Dengan memulai ucapan dengan “wahai kaumkul" jelaslah rasa cinta dan kasih sayang karena kaumnya itu bukan orang lain baginya, mereka adalah saudara kandungnya. Diserukannya supaya membuat sukatan dan timbangan dengan adil, yaitu menurut ukuran yang telah ditentukan bersama, menurut ‘uruf (kebiasaan) yang telah diputuskan oleh masyarakat. Misalnya satu sukat ialah empat gantang, satu gantang sekian genggam, dan seterusnya. Hendaklah diukurkan sukat dan timbangan itu .dengan adil, yaitu menurut apa yang telah diputuskan bersama."Dan jangan kamu rugikan dan manusia barang-barang mereka" Yaitu untuk menguatkan keadilan tadi, janganlah berbeda sukat dan gantang pembeli dengan sukar dan gantang penjual. Misalnya untuk pembeli disediakan sukat yang lebih besar, sedangkan untuk penjual disediakan sukat yang kecil isiannya. Dengan demikian, si pembeli dan si penjual sama-sama dirugikan, untuk keuntungan diri sendiri. Inilah pula yang ditegaskan di dalam surah al-Muthaffifin ayat 1 sampai ayat 3. Neraka Wailun bagi orang-orang curang, yang apabila dia meminta orang lain menimbang, dia merugikan orang lain. Tidakkah mereka percaya bahwa mereka kelak akan dibangkitkan? Yang demikian itu namanya merugikan barang-barang orang lain. Merugikan timbangan, merugikan katian, gantangan, dan sebagainya. Sampai kepada meter dan yard dan seumpamanya,
“Dan jangan kamu bertindak di bumi dalam keadaan merusak."
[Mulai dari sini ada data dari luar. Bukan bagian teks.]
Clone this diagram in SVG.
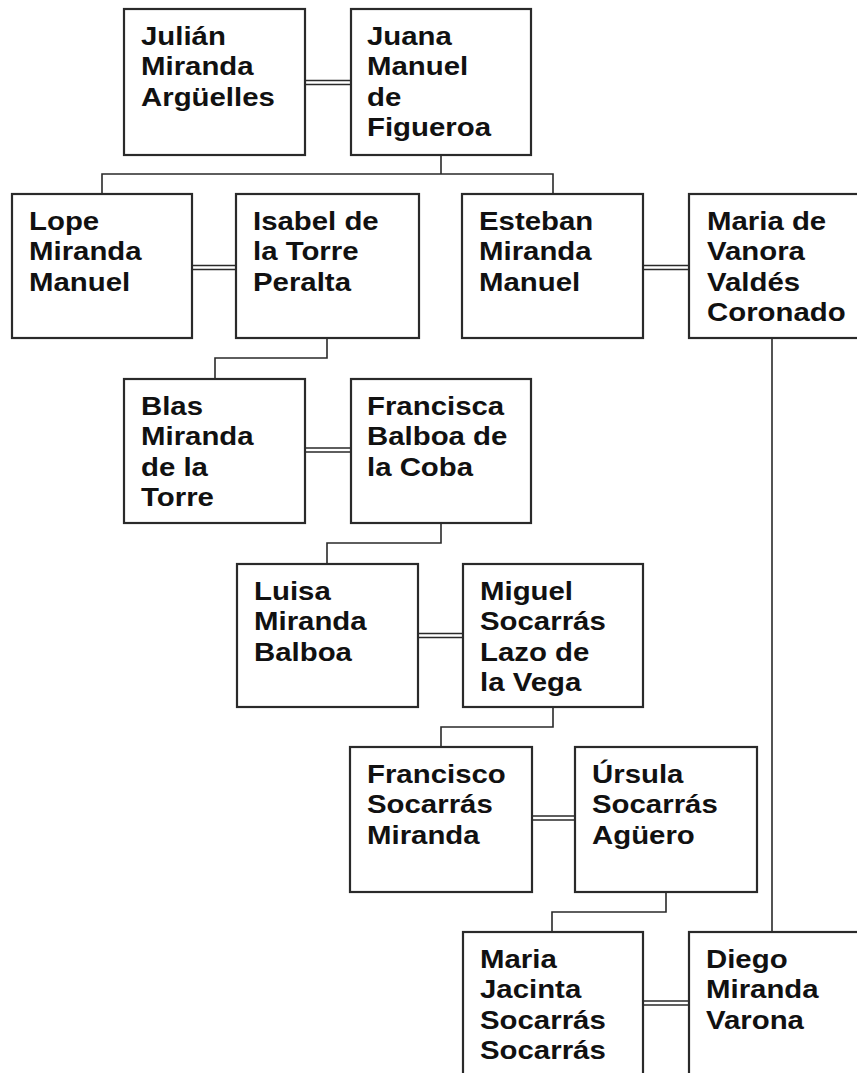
<svg xmlns="http://www.w3.org/2000/svg" width="857" height="1073" viewBox="0 0 857 1073">
<style>
.box{fill:#fff;stroke:#2a2a2a;stroke-width:2.2}
.lbl{font-family:"Liberation Sans",Arial,sans-serif;font-weight:bold;font-size:26px;fill:#111}
.ln{fill:none;stroke:#2a2a2a;stroke-width:1.6}
.dl{fill:none;stroke:#2a2a2a;stroke-width:1.3}
</style>
<rect width="857" height="1073" fill="#fff"/>
<g id="connectors">
<path class="ln" d="M441,155V174M102,194V174H553V194"/>
<path class="ln" d="M327,338V358H215V379"/>
<path class="ln" d="M441,523V543H327V564"/>
<path class="ln" d="M553,707V727H441V747"/>
<path class="ln" d="M666,892V912H552V932"/>
<path class="ln" d="M772,338V932"/>
<path class="dl" d="M305,80.5H351M305,84.5H351"/>
<path class="dl" d="M192,265.5H236M192,269.5H236"/>
<path class="dl" d="M643,265.5H689M643,269.5H689"/>
<path class="dl" d="M305,448H351M305,452H351"/>
<path class="dl" d="M418,633.5H463M418,637.5H463"/>
<path class="dl" d="M532,816H575M532,820H575"/>
<path class="dl" d="M643,1001H689M643,1005H689"/>
</g>
<g id="julian"><rect class="box" x="124" y="9" width="181" height="146"/><text class="lbl" transform="translate(141,45) scale(1.13,1)"><tspan x="0" y="0">Julián</tspan><tspan x="0" y="30.5">Miranda</tspan><tspan x="0" y="61">Argüelles</tspan></text></g>
<g id="juana"><rect class="box" x="351" y="9" width="180" height="146"/><text class="lbl" transform="translate(367,45) scale(1.13,1)"><tspan x="0" y="0">Juana</tspan><tspan x="0" y="30.5">Manuel</tspan><tspan x="0" y="61">de</tspan><tspan x="0" y="91.5">Figueroa</tspan></text></g>
<g id="lope"><rect class="box" x="12" y="194" width="180" height="144"/><text class="lbl" transform="translate(29,230) scale(1.13,1)"><tspan x="0" y="0">Lope</tspan><tspan x="0" y="30.5">Miranda</tspan><tspan x="0" y="61">Manuel</tspan></text></g>
<g id="isabel"><rect class="box" x="236" y="194" width="183" height="144"/><text class="lbl" transform="translate(253,230) scale(1.13,1)"><tspan x="0" y="0">Isabel de</tspan><tspan x="0" y="30.5">la Torre</tspan><tspan x="0" y="61">Peralta</tspan></text></g>
<g id="esteban"><rect class="box" x="462" y="194" width="181" height="144"/><text class="lbl" transform="translate(479,230) scale(1.13,1)"><tspan x="0" y="0">Esteban</tspan><tspan x="0" y="30.5">Miranda</tspan><tspan x="0" y="61">Manuel</tspan></text></g>
<g id="maria-vanora"><rect class="box" x="689" y="194" width="185" height="144"/><text class="lbl" transform="translate(707,230) scale(1.13,1)"><tspan x="0" y="0">Maria de</tspan><tspan x="0" y="30.5">Vanora</tspan><tspan x="0" y="61">Valdés</tspan><tspan x="0" y="91.5">Coronado</tspan></text></g>
<g id="blas"><rect class="box" x="124" y="379" width="181" height="144"/><text class="lbl" transform="translate(141,415) scale(1.13,1)"><tspan x="0" y="0">Blas</tspan><tspan x="0" y="30.5">Miranda</tspan><tspan x="0" y="61">de la</tspan><tspan x="0" y="91.5">Torre</tspan></text></g>
<g id="francisca"><rect class="box" x="351" y="379" width="180" height="144"/><text class="lbl" transform="translate(367,415) scale(1.13,1)"><tspan x="0" y="0">Francisca</tspan><tspan x="0" y="30.5">Balboa de</tspan><tspan x="0" y="61">la Coba</tspan></text></g>
<g id="luisa"><rect class="box" x="237" y="564" width="181" height="143"/><text class="lbl" transform="translate(254,600) scale(1.13,1)"><tspan x="0" y="0">Luisa</tspan><tspan x="0" y="30.5">Miranda</tspan><tspan x="0" y="61">Balboa</tspan></text></g>
<g id="miguel"><rect class="box" x="463" y="564" width="180" height="143"/><text class="lbl" transform="translate(480,600) scale(1.13,1)"><tspan x="0" y="0">Miguel</tspan><tspan x="0" y="30.5">Socarrás</tspan><tspan x="0" y="61">Lazo de</tspan><tspan x="0" y="91.5">la Vega</tspan></text></g>
<g id="francisco"><rect class="box" x="350" y="747" width="182" height="145"/><text class="lbl" transform="translate(367,783) scale(1.13,1)"><tspan x="0" y="0">Francisco</tspan><tspan x="0" y="30.5">Socarrás</tspan><tspan x="0" y="61">Miranda</tspan></text></g>
<g id="ursula"><rect class="box" x="575" y="747" width="182" height="145"/><text class="lbl" transform="translate(592,783) scale(1.13,1)"><tspan x="0" y="0">Úrsula</tspan><tspan x="0" y="30.5">Socarrás</tspan><tspan x="0" y="61">Agüero</tspan></text></g>
<g id="maria-jacinta"><rect class="box" x="463" y="932" width="180" height="160"/><text class="lbl" transform="translate(480,968) scale(1.13,1)"><tspan x="0" y="0">Maria</tspan><tspan x="0" y="30.5">Jacinta</tspan><tspan x="0" y="61">Socarrás</tspan><tspan x="0" y="91.5">Socarrás</tspan></text></g>
<g id="diego"><rect class="box" x="689" y="932" width="185" height="160"/><text class="lbl" transform="translate(706,968) scale(1.13,1)"><tspan x="0" y="0">Diego</tspan><tspan x="0" y="30.5">Miranda</tspan><tspan x="0" y="61">Varona</tspan></text></g>
</svg>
Membuat sukatan dan timbangan seperti demikian karena hendak mendapat keuntungan cepat adalah merusak ekonomi itu sendiri. Kejujuran tidak tampak lagi, melainkan kecuranganlah yang memengaruhi masyarakat. Saudagar adalah penghubung di antara si penghasil dengan si pemakai. Pekerjaan saudagar adalah pekerjaan yang amat berfaedah bagi si penghasil dan si pemakai. Itu sebabnya, Rasulullah ﷺ pernah bersabda,
“Saudagar yang jujur duduk bersama-sama dalam majelis orang yang mati syahid di hari Kiamat."
Alangkah pentingnya kedudukan saudagar dalam masyarakat yang demikian tamak, kedua belah pihak—si penghasil dan si pemakai—sama-sama teraniaya.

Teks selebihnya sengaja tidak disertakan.